The Good Ones
DeeGee made an interesting observation in the comments below:
God…our threesome came about after months of flirting…that’s the best way to do it. Looking back those sexually-charged times were fantastic…and every bit as satisfying as the end game.
In light of DeeGee’s comment I want to revisit something I wrote about in my last post:
Threesomes are all about momentum. You may spend a month or an hour laying the track, but once it’s laid the choo-choo train is either moving or it ain’t. This is the hardest thing for most people to grasp. “But she’s so nice,” they’ll say. “She didn’t exactly say no.” Trust me. I’ve been there. I’m as annoyed as anyone else that women will spend half an hour snogging us only to turn down a simple date. But assuming you’ve come across in an honest, flirtatious and non-threatening manner, there’s nothing else you can do. If a woman won’t make a date, or if after a few dates she’s not ready to say “your place or mine?” then it’s time to move on. Two weeks is about the longest it’s ever taken for us.
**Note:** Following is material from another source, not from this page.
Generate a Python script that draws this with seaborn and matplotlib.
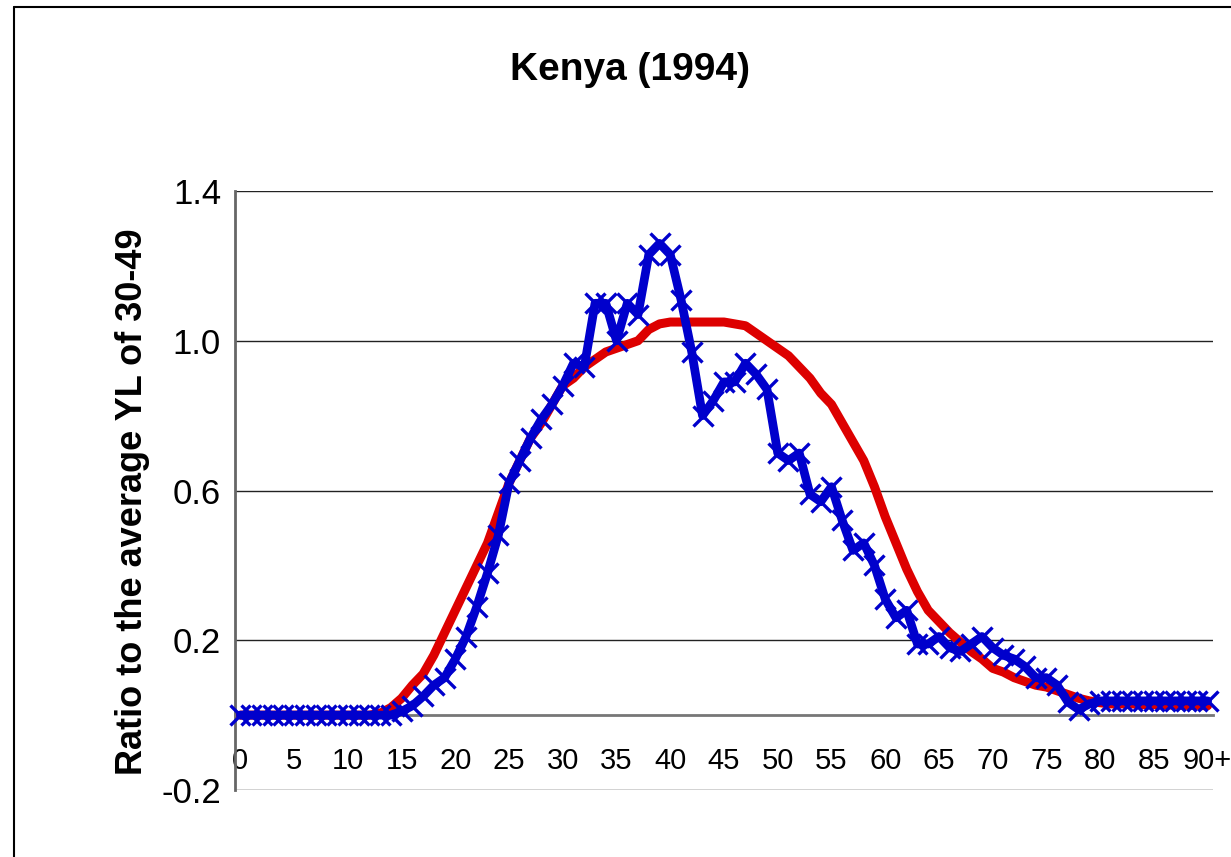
import numpy as np
import pandas as pd
import matplotlib.pyplot as plt
from matplotlib import font_manager
import seaborn as sns

# Ages 0..90 (last one is 90+)
ages = list(range(91))
age_labels = [str(a) for a in range(0, 90, 5)] + ["90+"]

# Blue series (with x markers)
yl_observed = [
    0.0, 0.0, 0.0, 0.0, 0.0, 0.0, 0.0, 0.0, 0.0, 0.0,
    0.0, 0.0, 0.0, 0.0, 0.0, 0.01, 0.025, 0.05, 0.08, 0.10,
    0.15, 0.21, 0.29, 0.38, 0.48, 0.62, 0.68, 0.74, 0.79, 0.83,
    0.88, 0.94, 0.93, 1.10, 1.10, 1.00, 1.10, 1.07, 1.23, 1.26,
    1.23, 1.11, 0.97, 0.80, 0.84, 0.89, 0.89, 0.94, 0.91, 0.87,
    0.70, 0.68, 0.70, 0.59, 0.57, 0.61, 0.52, 0.44, 0.46, 0.40,
    0.31, 0.26, 0.28, 0.19, 0.19, 0.21, 0.18, 0.17, 0.19, 0.21,
    0.18, 0.16, 0.15, 0.13, 0.10, 0.10, 0.08, 0.035, 0.015, 0.03,
    0.038, 0.038, 0.038, 0.038, 0.038, 0.038, 0.038, 0.038, 0.038, 0.038,
    0.038,
]

# Red smooth series
yl_smoothed = [
    0.0, 0.0, 0.0, 0.0, 0.0, 0.0, 0.0, 0.0, 0.0, 0.0,
    0.0, 0.0, 0.0, 0.005, 0.02, 0.045, 0.08, 0.11, 0.16, 0.22,
    0.28, 0.34, 0.40, 0.46, 0.54, 0.62, 0.68, 0.74, 0.78, 0.83,
    0.88, 0.90, 0.93, 0.95, 0.97, 0.98, 0.99, 1.00, 1.03, 1.045,
    1.05, 1.05, 1.05, 1.05, 1.05, 1.05, 1.045, 1.04, 1.02, 1.00,
    0.98, 0.96, 0.93, 0.90, 0.86, 0.83, 0.78, 0.73, 0.68, 0.61,
    0.53, 0.46, 0.39, 0.33, 0.28, 0.25, 0.22, 0.195, 0.17, 0.15,
    0.125, 0.115, 0.10, 0.09, 0.08, 0.075, 0.065, 0.055, 0.045, 0.038,
    0.033, 0.03, 0.03, 0.03, 0.028, 0.028, 0.027, 0.027, 0.026, 0.026,
    0.025,
]

y_ticks = [-0.2, 0.2, 0.6, 1.0, 1.4]

df = pd.DataFrame({"age": ages, "observed": yl_observed, "smoothed": yl_smoothed})

sns.set_style("white")
plt.rcParams['font.family'] = ['Liberation Sans', 'DejaVu Sans']
plt.rcParams['text.color'] = 'black'
plt.rcParams['xtick.color'] = 'black'
plt.rcParams['ytick.color'] = 'black'
plt.rcParams['axes.labelcolor'] = 'black'

# condensed face for the category labels if one is around
installed = {f.name for f in font_manager.fontManager.ttflist}
if "Liberation Sans Narrow" in installed:
    narrow = ["Liberation Sans Narrow"]
    xfs = 22
else:
    narrow = ["Liberation Sans"]
    xfs = 21

fig = plt.figure(figsize=(12.31, 8.57), dpi=100)
ax = fig.add_axes([235 / 1231, 1 - 790 / 857, (1213 - 235) / 1231, (790 - 191) / 857])

sns.lineplot(data=df, x="age", y="smoothed", ax=ax, color="#dd0000", lw=6.5,
             clip_on=False, zorder=3)
sns.lineplot(data=df, x="age", y="observed", ax=ax, color="#0000cc", lw=6.3,
             marker="x", markersize=15, mew=2.4, mec="#0000cc", clip_on=False, zorder=4)

ax.set_xlim(-0.5, 90.5)
ax.set_ylim(-0.2, 1.4)

# y axis, Excel-like gridlines
ax.set_yticks(y_ticks)
ax.set_yticklabels([f"{v:.1f}" for v in y_ticks], fontsize=25)
ax.yaxis.grid(True, color="#222222", lw=1.0)
ax.tick_params(axis="y", direction="out", length=8, width=1.5, color="#666666", pad=2)

# category axis sitting on y = 0
ax.spines["bottom"].set_position(("data", 0))
ax.spines["bottom"].set_color("#777777")
ax.spines["bottom"].set_linewidth(2)
ax.spines["left"].set_color("#666666")
ax.spines["left"].set_linewidth(2)
ax.spines["top"].set_visible(False)
ax.spines["right"].set_visible(False)

ax.set_xticks(list(range(0, 91, 5)))
ax.set_xticklabels(age_labels, fontsize=xfs, family=narrow)
ax.set_xticks(np.arange(-0.5, 91, 1), minor=True)
ax.tick_params(axis="x", which="major", length=0, pad=23)
ax.tick_params(axis="x", which="minor", direction="out", length=8, width=1, color="#222222")

ax.set_xlabel("")
ax.set_ylabel("Ratio to the average YL of 30-49", fontsize=26, fontweight="bold")
ax.yaxis.set_label_coords(-0.087, 0.481)
fig.text(630 / 1231, 1 - 70 / 857, "Kenya (1994)", fontsize=28, fontweight="bold",
         ha="center", va="center")

# chart area border (left and top visible)
fig.add_artist(plt.Line2D([14 / 1231, 14 / 1231], [0, 1 - 7 / 857], color="black", lw=1.5))
fig.add_artist(plt.Line2D([14 / 1231, 1], [1 - 7 / 857, 1 - 7 / 857], color="black", lw=1.5))

fig.savefig("out.png", dpi=100)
I realized some people might be tempted to take this idea of momentum too far. We’ve come across two kinds of women in our threesome adventures: those who were looking for no-strings-attached fantasy fulfillment, and those who were motivated by a deeper connection with us. With the former group, there’s that initial flurry of excitement that inevitably wanes over the following weeks. In these situations the clock is definitely ticking.
Women in the latter group are a rare breed, the good ones. They genuinely enjoy your company and you genuinely enjoy theirs. You have to be careful not to be so eager that you ruin something that could have developed naturally. The more serious you are about sticking around as a friend the more likely it is that a threesome will develop. There’s nothing wrong with a slow burn, a little uncertainty, a false start even. It makes the endgame that much more intense. DeeGee is right—getting there is at least half the fun.
And if nothing happens, so what? What have you lost? The advantage of being in a happy couple is that you aren’t pining away for someone else. Your new friend may introduce you to one of her cute friends. You may drop the subject only to have things heat up again later on. Momentum is important but the endgame isn’t everything.